Keeping expenditures low is especially important going forward, even if the world economy begins to turn for the better. The National Council for Voluntary Organizations in the United Kingdom saw charitable donations plunge by 11% in 2009. “Our economy may be starting to show signs of recovery, but the voluntary sector is going to lag behind as these cuts take their toll,” said NCVO chief executive Stuart Etherington.
Making due has meant working smarter for Chabad at Cambridge University. Director Rabbi Reuven Leigh has cut his budget by 20%, and rethought programming.

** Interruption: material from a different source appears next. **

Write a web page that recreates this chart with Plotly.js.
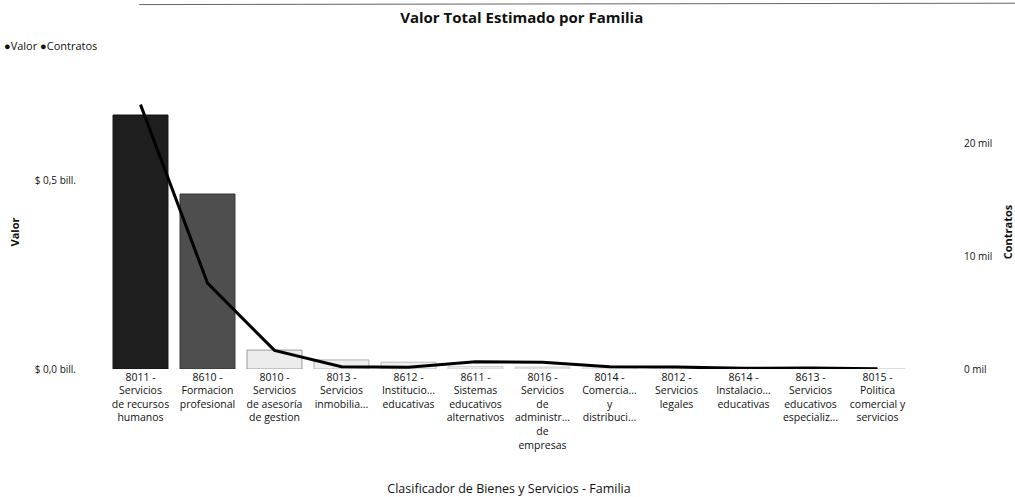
<!DOCTYPE html>
<html>
<head>
<meta charset="utf-8">
<script src="https://cdn.plot.ly/plotly-3.0.1.min.js"></script>
<style>html,body{margin:0;padding:0;background:#fff;}#chart{width:1015px;height:497px;}</style>
</head>
<body>
<div id="chart"></div>
<script>
// Categories (tick labels)
var categories = [
  "8011 -<br>Servicios<br>de recursos<br>humanos",
  "8610 -<br>Formacion<br>profesional",
  "8010 -<br>Servicios<br>de asesoría<br>de gestion",
  "8013 -<br>Servicios<br>inmobilia...",
  "8612 -<br>Institucio...<br>educativas",
  "8611 -<br>Sistemas<br>educativos<br>alternativos",
  "8016 -<br>Servicios<br>de<br>administr...<br>de<br>empresas",
  "8014 -<br>Comercia...<br>y<br>distribuci...",
  "8012 -<br>Servicios<br>legales",
  "8614 -<br>Instalacio...<br>educativas",
  "8613 -<br>Servicios<br>educativos<br>especializ...",
  "8015 -<br>Politica<br>comercial y<br>servicios"
];
// Valor (pesos)
var valor = [0.672e12, 0.463e12, 0.05e12, 0.024e12, 0.018e12, 0.006e12, 0.005e12, 0.003e12, 0.002e12, 0.002e12, 0.001e12, 0.001e12];
// Contratos (count)
var contratos = [23400, 7600, 1650, 200, 150, 650, 600, 200, 170, 60, 80, 20];
// Axis tick labels
var leftTickVals = [0, 0.5e12];
var leftTickText = ["$ 0,0 bill.", "$ 0,5 bill."];
var rightTickVals = [0, 10000, 20000];
var rightTickText = ["0 mil", "10 mil", "20 mil"];

var barColors = ["#1e1e1e", "#4e4e4e", "#ececec", "#eeeeee", "#efefef", "#f2f2f2", "#f2f2f2", "#f4f4f4", "#f4f4f4", "#f4f4f4", "#f4f4f4", "#f4f4f4"];
var barLines = ["#111", "#333", "#9a9a9a", "#b0b0b0", "#bbbbbb", "#cccccc", "#cccccc", "#dddddd", "#dddddd", "#dddddd", "#dddddd", "#dddddd"];

var font = "Open Sans, Noto Sans, sans-serif";

var traces = [
  {
    type: "bar", name: "Valor", x: categories, y: valor,
    marker: {color: barColors, line: {color: barLines, width: 1}},
    yaxis: "y", showlegend: false, hoverinfo: "x+y"
  },
  {
    type: "scatter", mode: "lines", name: "Contratos", x: categories, y: contratos,
    line: {color: "#000", width: 3}, yaxis: "y2", showlegend: false
  }
];

var layout = {
  width: 1015, height: 497,
  margin: {l: 107, r: 104, t: 95, b: 128},
  paper_bgcolor: "#fff", plot_bgcolor: "#fff",
  font: {family: font, color: "#111", size: 10},
  title: {text: "<b>Valor Total Estimado por Familia</b>", x: 0.514, xanchor: "center", y: 0.965, yanchor: "middle", font: {size: 15, family: font, color: "#111"}},
  bargap: 0.18,
  xaxis: {
    type: "category", showgrid: false, zeroline: false, showline: false, ticks: "",
    tickangle: 0, tickfont: {size: 10.5, family: font, color: "#111"},
    automargin: false,
    title: {text: "Clasificador de Bienes y Servicios - Familia", font: {size: 12.5, family: font, color: "#111"}, standoff: 33}
  },
  yaxis: {
    range: [0, 0.725e12], tickvals: leftTickVals, ticktext: leftTickText,
    showgrid: false, zeroline: false, showline: false, ticks: "",
    tickfont: {size: 10, family: font, color: "#111"}, ticklabelstandoff: 30,
    automargin: false,
    title: {text: "<b>Valor</b>", font: {size: 11, family: font, color: "#111"}, standoff: 12}
  },
  yaxis2: {
    overlaying: "y", side: "right", range: [0, 24250],
    tickvals: rightTickVals, ticktext: rightTickText,
    showgrid: false, zeroline: false, showline: false, ticks: "",
    tickfont: {size: 10, family: font, color: "#111"}, ticklabelstandoff: 52,
    automargin: false,
    title: {text: "<b>Contratos</b>", font: {size: 11, family: font, color: "#111"}, standoff: 14}
  },
  annotations: [
    {xref: "paper", yref: "paper", x: -0.13, y: 1.182, xanchor: "left", yanchor: "middle", showarrow: false,
     text: "●Valor ●Contratos", font: {size: 11, family: font, color: "#111"}}
  ],
  shapes: [
    {type: "line", xref: "paper", yref: "paper", x0: 0.04, x1: 1.13, y0: 1.33, y1: 1.335, line: {color: "#666", width: 1}}
  ]
};

Plotly.newPlot("chart", traces, layout, {displayModeBar: false, staticPlot: true});
</script>
</body>
</html>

Hosting internationally known speakers drew crowds but did not have as much of a lasting impact as weekly Shabbat dinners. So the podium and the mike were stashed into storage, and the focus on Shabbat dinners got pumped up. As a result, weekly attendance around the Leighs’ table has grown from 20 to between 40 and 50.
Another tweak, said Rabbi Leigh was to “observe what students’ interests were and build around.” This term, Shabbat table talk grew into Chabad hosting a reading group to discuss philosopher Emmanuel Levinas’s “Nine Talmudic Readings.”
Judith Jacob, an English literature major set to graduate in 2011, turned up for most of the meetings. “It was a really casual and open group. You felt really engaged because we all approached the text rather than just being taught by lecture, which is what we do all day.” The Leighs are considering Kafka and Kuzari reading groups for future terms.
For other Chabad centers, staying in the business of reaching Jewish minds started with soothing Jewish pockets. Hebrew Academy Huntington Beach in southern California froze its tuition fee.
“We are doing anything we can to help students who would have left Jewish education stay in school, but it has put a real hardship on us,” said Rabbi Yitzchak Newman, director of the day school. The freeze and tuition scholarships kept the nursery-12th grade student body level at 300, while other Jewish schools in southern California lost as much as 7% of their students.
Parents suffering the consequences of unemployment are turning to the school for more than tuition breaks, they knock on the door for counseling, too. “We’ve bonded to a greater extent,” said Rabbi Newman. “When they are in distress, it is not their problem. It’s ours.”
At Chabad centers in Florida, a state where 1 in 165 homes are in foreclosure, second only to Nevada, unemployment is at 11.5%, a historical high, distress is part of day-to-day survival. Rabbi Yaakov Zucker said his Chabad Jewish Center of the Florida Keys has been in the dark several times, courtesy of the electric company that does not look kindly upon delinquent bill payment. Supporters who used to fund everything from the mortgage to the weekly, communal Shabbat cholent meal were hit too hard to continue their donations. The cholent continued, with chicken subbing for pricier beef, but the donation void changed Chabad’s mindset.
Chabad of the Florida Keys has asked its community to give of their time instead of their cash. To host a community Lag B’Omer BBQ, Rabbi Zucker put his maxed-out credit card to rest and delegated. One family brought the paper goods, another the sodas. When the city required the synagogue to landscape, Chabad hosted a planting day on Tu B’Shevat, the Jewish New Year for trees. Unable to hire young rabbinical students to help with weekly visits and tefillin sessions with Jewish businessmen, Rabbi Zucker has divvied up his route with a young pony-tailed Israeli named Elron, who has begun observing Shabbat and putting on tefillin of his own thanks to Rabbi Zucker’s guidance.
“When we stopped trying to do everything on our own, and let the community join us, we got such a powerful response,” said Rabbi Zucker. Even after the economy rebounds, “I don’t think I will go back to the old way.”